● Collected material:
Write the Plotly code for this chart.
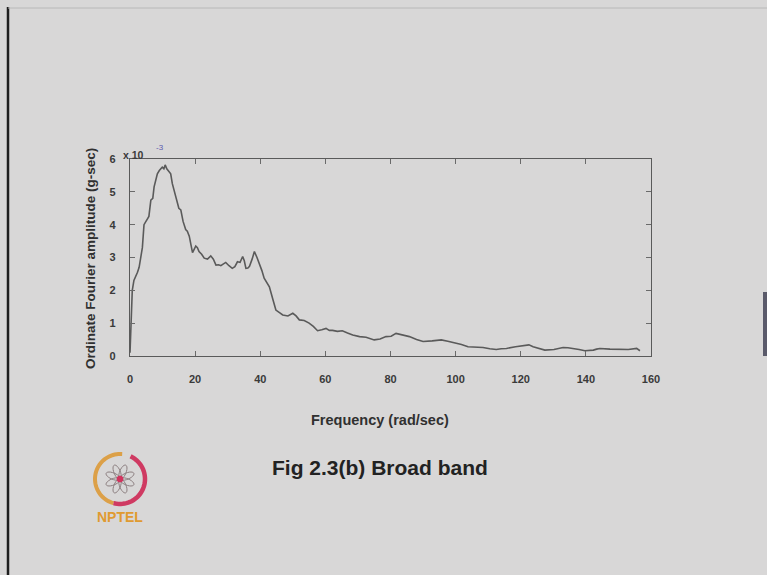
import math
import plotly.graph_objects as go

# Frequency (rad/sec)
freq = [0, 0.3, 0.7, 1.2, 1.7, 2.3, 2.8, 3.3, 3.8, 4.3,
        5.0, 5.8, 6.4, 7.0, 7.4, 8.0, 8.4, 9.0, 9.9, 10.4,
        10.8, 11.3, 12.0, 12.5, 13.0, 13.8, 14.5, 15.0, 15.6, 16.3,
        17.1, 17.6, 18.2, 18.7, 19.2, 19.7, 20.2, 20.7, 21.2, 22.0,
        22.8, 23.8, 24.8, 25.6, 26.4, 27.2, 27.9, 28.6, 29.4, 30.4,
        31.4, 32.2, 33.0, 33.8, 34.6, 35.1, 35.6, 36.2, 36.7, 37.5,
        38.2, 39.0, 39.7, 40.5, 41.2, 42.0, 42.8, 43.8, 44.8, 45.8,
        46.9, 48.5, 50.0, 51.0, 52.0, 53.5, 55.0, 56.3, 57.6, 58.9,
        60.2, 61.2, 62.2, 63.7, 65.2, 66.8, 68.4, 70.5, 72.5, 75.0,
        76.8, 78.6, 80.2, 81.7, 83.5, 85.8, 88.0, 90.0, 92.8, 95.6,
        97.6, 99.7, 101.8, 103.8, 106.0, 108.4, 110.5, 112.5, 114.0, 115.6,
        118.4, 121.2, 122.5, 123.8, 125.6, 127.4, 130.2, 133.0, 134.5, 136.1,
        137.9, 139.7, 141.0, 142.3, 143.3, 144.3, 147.4, 150.5, 153.0, 155.6,
        156.6]

# Ordinate Fourier amplitude (x 10^-3 g-sec)
amplitude = [0.1, 1.0, 2.0, 2.3, 2.4, 2.55, 2.7, 3.0, 3.3, 4.0,
             4.1, 4.25, 4.75, 4.8, 5.15, 5.4, 5.55, 5.65, 5.75, 5.7,
             5.82, 5.7, 5.62, 5.55, 5.25, 4.95, 4.65, 4.5, 4.45, 4.1,
             3.85, 3.8, 3.65, 3.4, 3.15, 3.25, 3.35, 3.3, 3.18, 3.1,
             2.98, 2.95, 3.05, 2.95, 2.77, 2.78, 2.75, 2.8, 2.85, 2.75,
             2.67, 2.72, 2.87, 2.85, 3.03, 2.9, 2.67, 2.68, 2.73, 2.95,
             3.18, 3.0, 2.83, 2.6, 2.37, 2.25, 2.11, 1.75, 1.40, 1.33,
             1.25, 1.22, 1.30, 1.22, 1.10, 1.08, 1.0, 0.9, 0.77, 0.8,
             0.84, 0.78, 0.78, 0.75, 0.77, 0.7, 0.64, 0.59, 0.57, 0.49,
             0.52, 0.59, 0.6, 0.69, 0.65, 0.59, 0.5, 0.44, 0.46, 0.49,
             0.45, 0.41, 0.35, 0.28, 0.27, 0.26, 0.22, 0.2, 0.22, 0.23,
             0.28, 0.33, 0.34, 0.28, 0.22, 0.18, 0.2, 0.26, 0.25, 0.23,
             0.2, 0.16, 0.16, 0.18, 0.21, 0.23, 0.21, 0.2, 0.2, 0.23,
             0.16]

x_ticks = [0, 20, 40, 60, 80, 100, 120, 140, 160]
y_ticks = [0, 1, 2, 3, 4, 5, 6]

W, H = 767, 575
L, R, T, B = 130, 651, 159, 356  # plot area in pixels
BG = "#d8d7d7"
FONT = "Liberation Sans, Arial, sans-serif"


def px(x):
    return (x - L) / (R - L)


def py(y):
    return (B - y) / (B - T)


fig = go.Figure()
fig.add_trace(go.Scatter(x=freq, y=amplitude, mode="lines",
                         line=dict(color="#5a5a5a", width=1.6),
                         showlegend=False, hoverinfo="skip"))

axis_common = dict(showgrid=False, zeroline=False, showline=True, mirror="ticks",
                   linecolor="#5a5a5a", linewidth=1.3, ticks="inside", ticklen=5,
                   tickcolor="#6a6a6a", tickwidth=1,
                   tickfont=dict(family=FONT, size=11, color="#3a3a3a"))

fig.update_layout(
    width=W, height=H, autosize=False,
    margin=dict(l=L, r=W - R, t=T, b=H - B, pad=0),
    paper_bgcolor=BG, plot_bgcolor=BG,
    xaxis=dict(range=[0, 160], tickvals=x_ticks,
               ticktext=[f"<b>{v}</b>" for v in x_ticks],
               ticklabelstandoff=13, **axis_common),
    yaxis=dict(range=[0, 6], tickvals=y_ticks,
               ticktext=[f"<b>{v}</b>" for v in y_ticks],
               ticklabelstandoff=11, **axis_common),
)

shapes = []
# slide frame lines
shapes.append(dict(type="line", xref="paper", yref="paper",
                   x0=px(8), x1=px(8), y0=py(7), y1=py(575),
                   line=dict(color="#1e1e1e", width=2.5)))
shapes.append(dict(type="line", xref="paper", yref="paper",
                   x0=px(8), x1=px(767), y0=py(8), y1=py(8),
                   line=dict(color="#b8b8b8", width=1)))
shapes.append(dict(type="line", xref="paper", yref="paper",
                   x0=px(765), x1=px(765), y0=py(292), y1=py(356),
                   line=dict(color="#5a5a6a", width=4)))

# NPTEL logo (drawn)
cx, cy, r = 120, 479, 25


def arc_path(a0, a1, rad, n=40):
    pts = []
    for i in range(n + 1):
        a = math.radians(a0 + (a1 - a0) * i / n)
        pts.append((px(cx + rad * math.cos(a)), py(cy - rad * math.sin(a))))
    return "M " + " L ".join(f"{x:.5f},{y:.5f}" for x, y in pts)


shapes.append(dict(type="path", xref="paper", yref="paper",
                   path=arc_path(85, 255, r), line=dict(color="#dca048", width=4)))
shapes.append(dict(type="path", xref="paper", yref="paper",
                   path=arc_path(-105, 65, r), line=dict(color="#cf3a62", width=4.5)))


def petal_path(angle_deg, length=15, half_w=3.2, n=24):
    a = math.radians(angle_deg)
    ca, sa = math.cos(a), math.sin(a)
    pts = []
    for i in range(n + 1):
        t = 2 * math.pi * i / n
        u = length / 2 * (1 + math.cos(t))
        v = half_w * math.sin(t)
        X = cx + u * ca - v * sa
        Y = cy - (u * sa + v * ca)
        pts.append((px(X), py(Y)))
    return "M " + " L ".join(f"{x:.5f},{y:.5f}" for x, y in pts) + " Z"


for k in range(8):
    shapes.append(dict(type="path", xref="paper", yref="paper",
                       path=petal_path(k * 45 + 22.5),
                       line=dict(color="#8c7f80", width=1)))
shapes.append(dict(type="circle", xref="paper", yref="paper",
                   x0=px(cx - 3), x1=px(cx + 3), y0=py(cy - 3), y1=py(cy + 3),
                   fillcolor="#d0355e", line=dict(color="#d0355e", width=1)))
fig.update_layout(shapes=shapes)

ann = []
ann.append(dict(text="<b>Ordinate Fourier amplitude (g-sec)</b>", xref="paper", yref="paper",
                x=px(90), y=py(259), xanchor="center", yanchor="middle",
                textangle=-90, showarrow=False,
                font=dict(family=FONT, size=13.5, color="#303030")))
ann.append(dict(text="<b>x 10</b>", xref="paper", yref="paper",
                x=px(121), y=py(155), xanchor="left", yanchor="middle", showarrow=False,
                font=dict(family=FONT, size=10.5, color="#3a3a3a")))
ann.append(dict(text="-3", xref="paper", yref="paper",
                x=px(160), y=py(147), xanchor="center", yanchor="middle", showarrow=False,
                font=dict(family=FONT, size=8, color="#5a5ab0")))
ann.append(dict(text="<b>Frequency (rad/sec)</b>", xref="paper", yref="paper",
                x=px(380), y=py(420), xanchor="center", yanchor="middle", showarrow=False,
                font=dict(family=FONT, size=14.5, color="#303030")))
ann.append(dict(text="<b>Fig 2.3(b) Broad band</b>", xref="paper", yref="paper",
                x=px(380), y=py(467), xanchor="center", yanchor="middle", showarrow=False,
                font=dict(family=FONT, size=21, color="#222222")))
ann.append(dict(text="<b>NPTEL</b>", xref="paper", yref="paper",
                x=px(120), y=py(517), xanchor="center", yanchor="middle", showarrow=False,
                font=dict(family=FONT, size=14, color="#e09a30")))
fig.update_layout(annotations=ann)

fig.write_html("out.html")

● What the task asks: Give again, word for word, every line from the top of the data above to the line holding "import plotly.graph_objects as go", inclusive, with the pictures left out.

● Result for this exercise:
Write the Plotly code for this chart.
import math
import plotly.graph_objects as go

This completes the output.